** Start DATA SEGMENT **

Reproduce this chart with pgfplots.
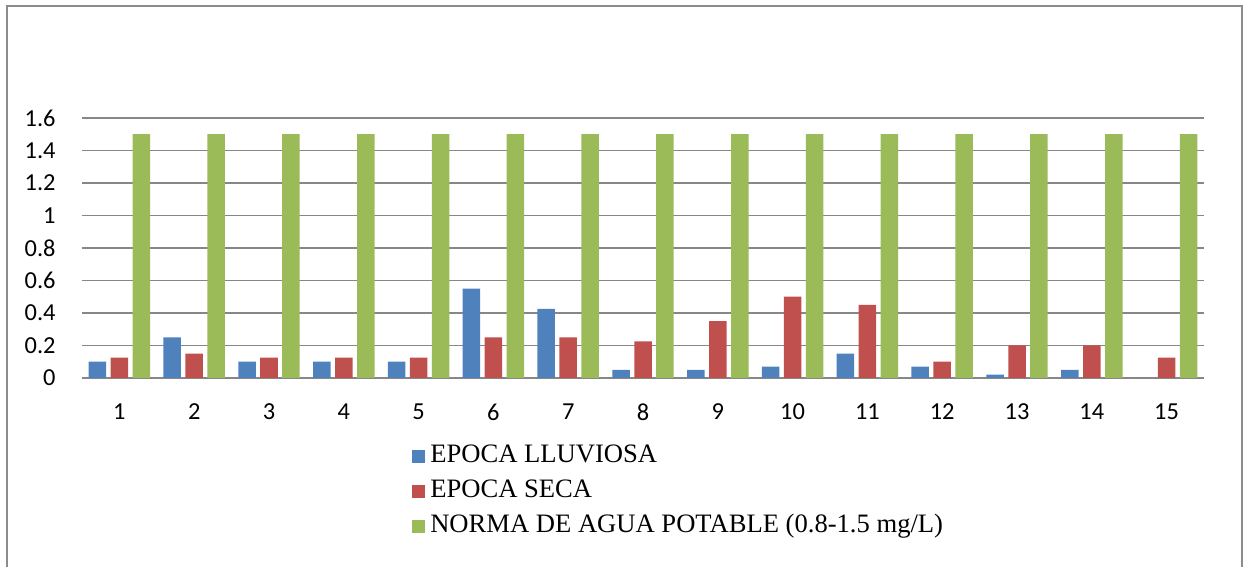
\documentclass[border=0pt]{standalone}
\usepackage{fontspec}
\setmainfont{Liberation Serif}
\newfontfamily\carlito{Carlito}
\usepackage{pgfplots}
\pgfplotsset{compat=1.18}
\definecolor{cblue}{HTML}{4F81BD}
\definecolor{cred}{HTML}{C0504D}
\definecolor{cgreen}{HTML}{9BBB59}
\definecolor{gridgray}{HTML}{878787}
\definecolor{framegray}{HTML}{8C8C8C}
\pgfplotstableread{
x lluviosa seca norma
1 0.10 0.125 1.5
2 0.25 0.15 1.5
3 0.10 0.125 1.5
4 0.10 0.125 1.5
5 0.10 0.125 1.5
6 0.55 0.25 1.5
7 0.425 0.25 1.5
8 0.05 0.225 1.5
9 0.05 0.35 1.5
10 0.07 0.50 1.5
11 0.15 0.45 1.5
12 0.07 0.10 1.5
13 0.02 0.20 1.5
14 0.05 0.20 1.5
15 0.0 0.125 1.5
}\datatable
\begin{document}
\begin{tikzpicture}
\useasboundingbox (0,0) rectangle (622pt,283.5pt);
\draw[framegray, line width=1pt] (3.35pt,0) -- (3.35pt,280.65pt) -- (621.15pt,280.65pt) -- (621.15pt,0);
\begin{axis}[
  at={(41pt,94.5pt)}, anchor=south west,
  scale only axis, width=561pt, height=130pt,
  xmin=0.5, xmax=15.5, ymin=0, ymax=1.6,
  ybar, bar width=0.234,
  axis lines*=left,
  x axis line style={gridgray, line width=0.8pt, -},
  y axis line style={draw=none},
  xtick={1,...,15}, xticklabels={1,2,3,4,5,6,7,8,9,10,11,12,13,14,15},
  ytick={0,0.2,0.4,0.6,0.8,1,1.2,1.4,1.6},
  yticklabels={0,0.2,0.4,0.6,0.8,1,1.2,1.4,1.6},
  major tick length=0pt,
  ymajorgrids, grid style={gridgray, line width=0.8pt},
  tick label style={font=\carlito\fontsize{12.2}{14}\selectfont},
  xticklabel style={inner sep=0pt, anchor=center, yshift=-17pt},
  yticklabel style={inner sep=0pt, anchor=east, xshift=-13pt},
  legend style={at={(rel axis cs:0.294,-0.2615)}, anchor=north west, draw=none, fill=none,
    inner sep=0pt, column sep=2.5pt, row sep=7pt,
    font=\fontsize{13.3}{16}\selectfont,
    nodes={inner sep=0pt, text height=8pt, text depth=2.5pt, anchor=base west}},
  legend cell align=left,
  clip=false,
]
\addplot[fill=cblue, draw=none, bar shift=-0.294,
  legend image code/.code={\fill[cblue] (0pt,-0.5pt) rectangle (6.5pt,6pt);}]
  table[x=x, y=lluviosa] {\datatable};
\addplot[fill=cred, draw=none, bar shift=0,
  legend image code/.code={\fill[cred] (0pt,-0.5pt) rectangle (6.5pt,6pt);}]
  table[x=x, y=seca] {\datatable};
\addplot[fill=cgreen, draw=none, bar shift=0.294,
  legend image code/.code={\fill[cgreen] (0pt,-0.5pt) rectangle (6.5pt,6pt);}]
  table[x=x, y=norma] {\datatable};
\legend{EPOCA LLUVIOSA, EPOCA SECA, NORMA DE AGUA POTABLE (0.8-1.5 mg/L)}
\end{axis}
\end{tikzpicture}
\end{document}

** End DATA SEGMENT **

**WHAT YOU ARE ASKED TO DO:** Reproduce each line word for word and drop the pictures.

**ANSWER:**
Reproduce this chart with pgfplots.
\documentclass[border=0pt]{standalone}
\usepackage{fontspec}
\setmainfont{Liberation Serif}
\newfontfamily\carlito{Carlito}
\usepackage{pgfplots}
\pgfplotsset{compat=1.18}
\definecolor{cblue}{HTML}{4F81BD}
\definecolor{cred}{HTML}{C0504D}
\definecolor{cgreen}{HTML}{9BBB59}
\definecolor{gridgray}{HTML}{878787}
\definecolor{framegray}{HTML}{8C8C8C}
\pgfplotstableread{
x lluviosa seca norma
1 0.10 0.125 1.5
2 0.25 0.15 1.5
3 0.10 0.125 1.5
4 0.10 0.125 1.5
5 0.10 0.125 1.5
6 0.55 0.25 1.5
7 0.425 0.25 1.5
8 0.05 0.225 1.5
9 0.05 0.35 1.5
10 0.07 0.50 1.5
11 0.15 0.45 1.5
12 0.07 0.10 1.5
13 0.02 0.20 1.5
14 0.05 0.20 1.5
15 0.0 0.125 1.5
}\datatable
\begin{document}
\begin{tikzpicture}
\useasboundingbox (0,0) rectangle (622pt,283.5pt);
\draw[framegray, line width=1pt] (3.35pt,0) -- (3.35pt,280.65pt) -- (621.15pt,280.65pt) -- (621.15pt,0);
\begin{axis}[
  at={(41pt,94.5pt)}, anchor=south west,
  scale only axis, width=561pt, height=130pt,
  xmin=0.5, xmax=15.5, ymin=0, ymax=1.6,
  ybar, bar width=0.234,
  axis lines*=left,
  x axis line style={gridgray, line width=0.8pt, -},
  y axis line style={draw=none},
  xtick={1,...,15}, xticklabels={1,2,3,4,5,6,7,8,9,10,11,12,13,14,15},
  ytick={0,0.2,0.4,0.6,0.8,1,1.2,1.4,1.6},
  yticklabels={0,0.2,0.4,0.6,0.8,1,1.2,1.4,1.6},
  major tick length=0pt,
  ymajorgrids, grid style={gridgray, line width=0.8pt},
  tick label style={font=\carlito\fontsize{12.2}{14}\selectfont},
  xticklabel style={inner sep=0pt, anchor=center, yshift=-17pt},
  yticklabel style={inner sep=0pt, anchor=east, xshift=-13pt},
  legend style={at={(rel axis cs:0.294,-0.2615)}, anchor=north west, draw=none, fill=none,
    inner sep=0pt, column sep=2.5pt, row sep=7pt,
    font=\fontsize{13.3}{16}\selectfont,
    nodes={inner sep=0pt, text height=8pt, text depth=2.5pt, anchor=base west}},
  legend cell align=left,
  clip=false,
]
\addplot[fill=cblue, draw=none, bar shift=-0.294,
  legend image code/.code={\fill[cblue] (0pt,-0.5pt) rectangle (6.5pt,6pt);}]
  table[x=x, y=lluviosa] {\datatable};
\addplot[fill=cred, draw=none, bar shift=0,
  legend image code/.code={\fill[cred] (0pt,-0.5pt) rectangle (6.5pt,6pt);}]
  table[x=x, y=seca] {\datatable};
\addplot[fill=cgreen, draw=none, bar shift=0.294,
  legend image code/.code={\fill[cgreen] (0pt,-0.5pt) rectangle (6.5pt,6pt);}]
  table[x=x, y=norma] {\datatable};
\legend{EPOCA LLUVIOSA, EPOCA SECA, NORMA DE AGUA POTABLE (0.8-1.5 mg/L)}
\end{axis}
\end{tikzpicture}
\end{document}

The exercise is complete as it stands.